In this work, we examines the workload of Facebook's photo-serving stack and the effectiveness of the many layers of caching it employs. Facebook's image-management infrastructure is complex and geographically distributed. It includes browser caches on end-user systems, Edge Caches at ~20 PoPs, an Origin Cache, and for some kinds of images, additional caching via Akamai. The underlying image storage layer is widely distributed, and includes multiple data centers.

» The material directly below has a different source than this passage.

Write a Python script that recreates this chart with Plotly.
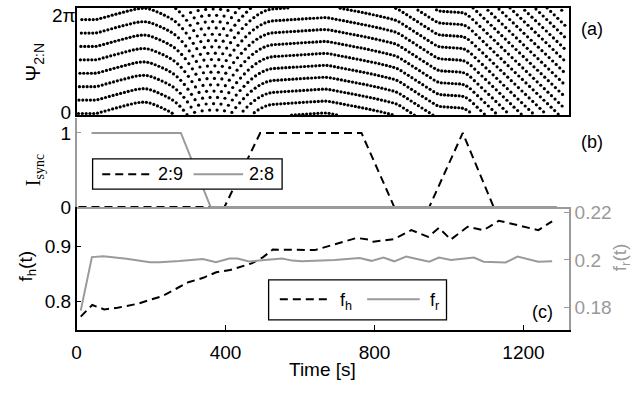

We instrumented every Facebook-controlled layer of the stack and sampled the resulting event stream to obtain traces covering over 77 million requests for more than 1 million unique photos. This permits us to study traffic patterns, cache access patterns, geolocation of clients and servers, and to explore correlation between properties of the content and accesses. Our results (1) quantify the overall traffic percentages served by different layers: 65.5% browser cache, 20.0% Edge Cache, 4.6% Origin Cache, and 9.9% Backend storage, (2) reveal that a significant portion of photo requests are routed to remote PoPs and data centers as a consequence both of load-balancing and peering policy, (3) demonstrate the potential performance benefits of coordinating Edge Caches and adopting S4LRU eviction algorithms at both Edge and Origin layers, and (4) show that the popularity of photos is highly dependent on content age and conditionally dependent on the social-networking metrics we considered. In this talk, I will present our instrumentation challenges and the process we conducted to derive those results.

Short Bio:

Qi Huang (http://www.cs.cornell.edu/~qhuang) is a final-year PhD student at Computer Science of Cornell University. He has been working on tackling the emerging adaptivity problems seen in today's distributed system infrastructure, which often observes diverse workload patterns. And currently he is focusing on the cache design for both static and dynamic contents in a collaboration with Facebook. In general, Qi's research interest lies in the area of distributed systems, and the projects he has worked on also intersect with networking and storage in the context of cloud computing. Before joining Cornell, he obtained his bachelor degrees from Huazhong University of Science and Technology, Wuhan, China.